November…leaves falling, crisp cold air, fireplaces rolling…a time of harvest…a time of thanksgiving…a time of remembrance. As I adjust to shorter days and longer nights, I reflect on all that is and remember all that has passed. It is interesting how time can change things.

What once seemed so far away is closer with each hour…with each day…with each year. What once seemed insurmountable is now but a memory…a valued piece of history along the journey. As I look back, there is sadness…there is joy…but mostly there is gratitude.

From the old…

For I know well the plans I have in mind for you says the Lord,
plans for your welfare and not for woe,
so as to give you a future of hope.
When you call me, and come and pray to me, I will listen to you.
When you look for me, you will find me.
Yes, when you seek me with all your heart,
I will let you find me… – Jeremiah 29:11-14

What remains is truly priceless—memories…love…and so many blessings, far more rich than and more loudly…more deeply than the hurts and the disappointments.

To the new…

But as it is written:
“What eye has not seen, and ear has not heard,
and what has not entered the human heart,
what God has prepared for those who love him.” – 1 Corinthians 2:9

Constancy, an unwavering presence, love and hope for the future. A heart capable of seeing new adventures…exciting perhaps daunting or unexpected at times, but also opportunities and potential blessings through whatever may lie ahead. A faith that has a history of overcoming…of surviving…of a Love that conquers all. While there may be plenty that is bigger or more powerful than me, there is nothing that is bigger or more powerful than my God.

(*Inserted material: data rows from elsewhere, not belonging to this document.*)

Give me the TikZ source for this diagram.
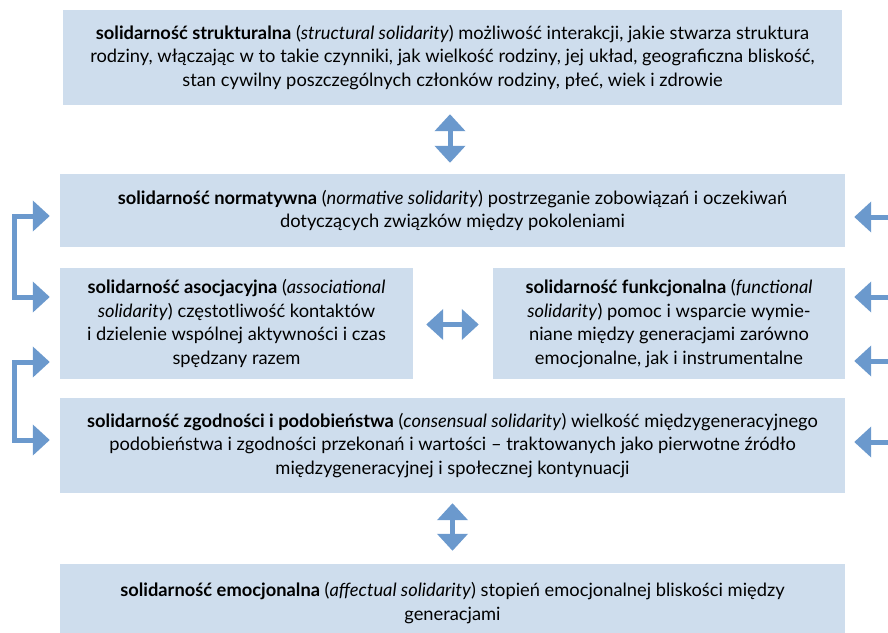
\documentclass[tikz,border=0pt]{standalone}
\usepackage{fontspec}
\setmainfont{Lato}
\usetikzlibrary{arrows.meta,calc}
\definecolor{boxfill}{RGB}{206,221,237}
\definecolor{arrcol}{RGB}{107,153,205}
\tikzset{
  box/.style={fill=boxfill, draw=none, inner sep=0pt, align=center, text=black,
    font=\fontsize{18.3pt}{23.5pt}\selectfont},
  barrow/.style={draw=arrcol, line width=5pt, line join=miter,
    -{Triangle[length=17pt,width=30pt]}},
  dbarrow/.style={draw=arrcol, line width=5pt, line join=miter,
    {Triangle[length=17pt,width=30pt]}-{Triangle[length=17pt,width=30pt]}},
}
\begin{document}
\begin{tikzpicture}[x=1pt,y=-1pt]
\useasboundingbox (0,0) rectangle (888,632);
\node[box, minimum width=779pt, minimum height=95pt] (n1) at (452.5,57.5)
 {\textbf{solidarność strukturalna} (\textit{structural solidarity}) możliwość interakcji, jakie stwarza struktura\\
  rodziny, włączając w to takie czynniki, jak wielkość rodziny, jej układ, geograficzna bliskość,\\
  stan cywilny poszczególnych członków rodziny, płeć, wiek i zdrowie};
\node[box, minimum width=785pt, minimum height=73pt] (n2) at (452.5,210.5)
 {\textbf{solidarność normatywna} (\textit{normative solidarity}) postrzeganie zobowiązań i oczekiwań\\
  dotyczących związków między pokoleniami};
\node[box, minimum width=353pt, minimum height=111pt] (n3) at (236.5,323.5)
 {\textbf{solidarność asocjacyjna} (\textit{associational}\\
  \textit{solidarity}) częstotliwość kontaktów\\
  i dzielenie wspólnej aktywności i czas\\
  spędzany razem};
\node[box, minimum width=352pt, minimum height=111pt] (n4) at (669,323.5)
 {\textbf{solidarność funkcjonalna} (\textit{functional}\\
  \textit{solidarity}) pomoc i wsparcie wymie-\\
  niane między generacjami zarówno\\
  emocjonalne, jak i instrumentalne};
\node[box, minimum width=785pt, minimum height=95pt] (n5) at (452.5,445.5)
 {\textbf{solidarność zgodności i podobieństwa} (\textit{consensual solidarity}) wielkość międzygeneracyjnego\\
  podobieństwa i zgodności przekonań i wartości – traktowanych jako pierwotne źródło\\
  międzygeneracyjnej i społecznej kontynuacji};
\node[box, minimum width=785pt, minimum height=78pt] (n6) at (452.5,603)
 {\textbf{solidarność emocjonalna} (\textit{affectual solidarity}) stopień emocjonalnej bliskości między\\
  generacjami};
% vertical and horizontal double arrows
\draw[dbarrow] ([xshift=-2.5pt,yshift=-9pt]n1.south) -- ([xshift=-2.5pt,yshift=11pt]n2.north);
\draw[dbarrow] ([yshift=-10pt]n5.south) -- ([yshift=13pt]n6.north);
\draw[dbarrow] ([xshift=13pt,yshift=-1pt]n3.east) -- ([xshift=-14pt,yshift=-1pt]n4.west);
% left brackets
\coordinate (bx) at (14.5,0);
\coordinate (la1) at ([xshift=-10pt,yshift=-5.5pt]n2.west);
\coordinate (la2) at ([xshift=-10pt,yshift=26.5pt]n3.west);
\coordinate (la3) at ([xshift=-10pt,yshift=-38.5pt]n3.west);
\coordinate (la4) at ([xshift=-10pt,yshift=5.5pt]n5.west);
\draw[dbarrow] (la1) -- (la1 -| bx) -- (la2 -| bx) -- (la2);
\draw[dbarrow] (la3) -- (la3 -| bx) -- (la4 -| bx) -- (la4);
% right arrows
\coordinate (rx) at (892,0);
\coordinate (ra1) at ([xshift=9pt,yshift=-6.5pt]n2.east);
\coordinate (ra2) at ([xshift=9pt,yshift=26.5pt]n4.east);
\coordinate (ra3) at ([xshift=9pt,yshift=-37.5pt]n4.east);
\coordinate (ra4) at ([xshift=9pt,yshift=3.5pt]n5.east);
\draw[barrow] (ra1 -| rx) -- (ra1);
\draw[barrow] (ra2 -| rx) -- (ra2);
\draw[barrow] (ra3 -| rx) -- (ra3);
\draw[barrow] (ra4 -| rx) -- (ra4);
\end{tikzpicture}
\end{document}
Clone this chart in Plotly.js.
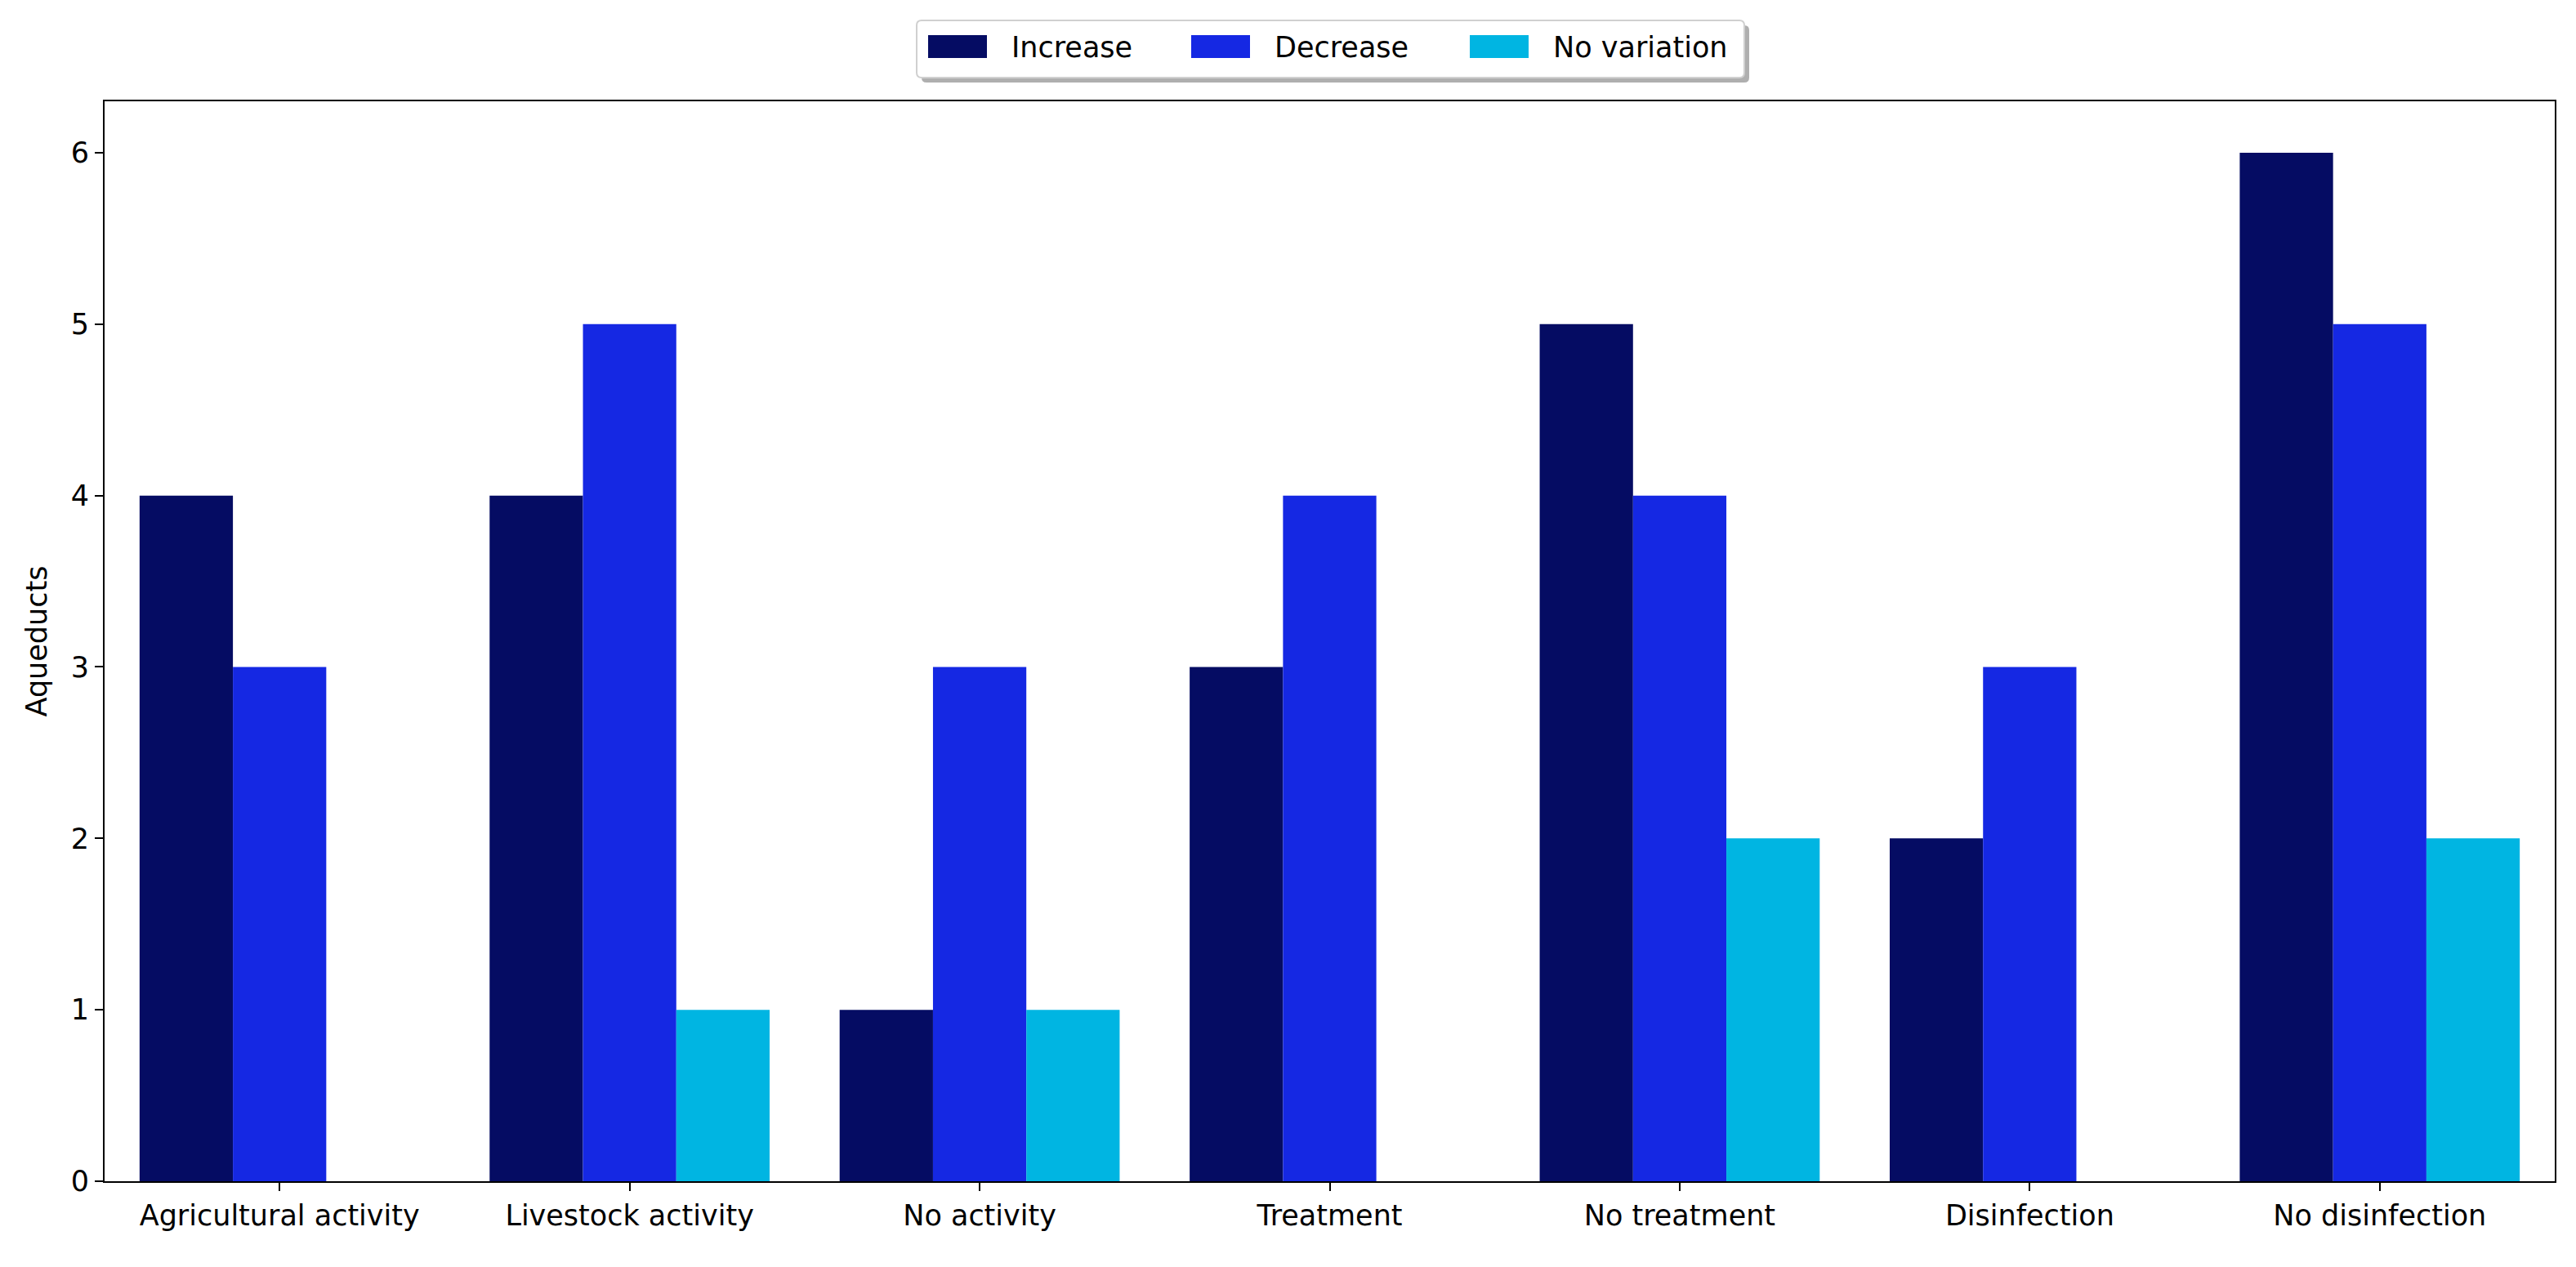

It is all good. In God, we trust. All will be okay…the fight has already been won. God…Time…it is all thanksgiving.

On Time from The Prophet by Kahlil Gibran:

And an astronomer said, “Master, what of Time?”

And he answered:

You would measure time the measureless and the immeasurable.

You would adjust your conduct and even direct the course of your spirit according to hours and seasons.

Of time you would make a stream upon whose bank you would sit and watch its flowing.

Yet the timeless in you is aware of life’s timelessness,
And knows that yesterday is but today’s memory and tomorrow is today’s dream.

And that that which sings and contemplates in you is still dwelling within the bounds of that first moment which scattered the stars into space.

Who among you does not feel that his power to love is boundless?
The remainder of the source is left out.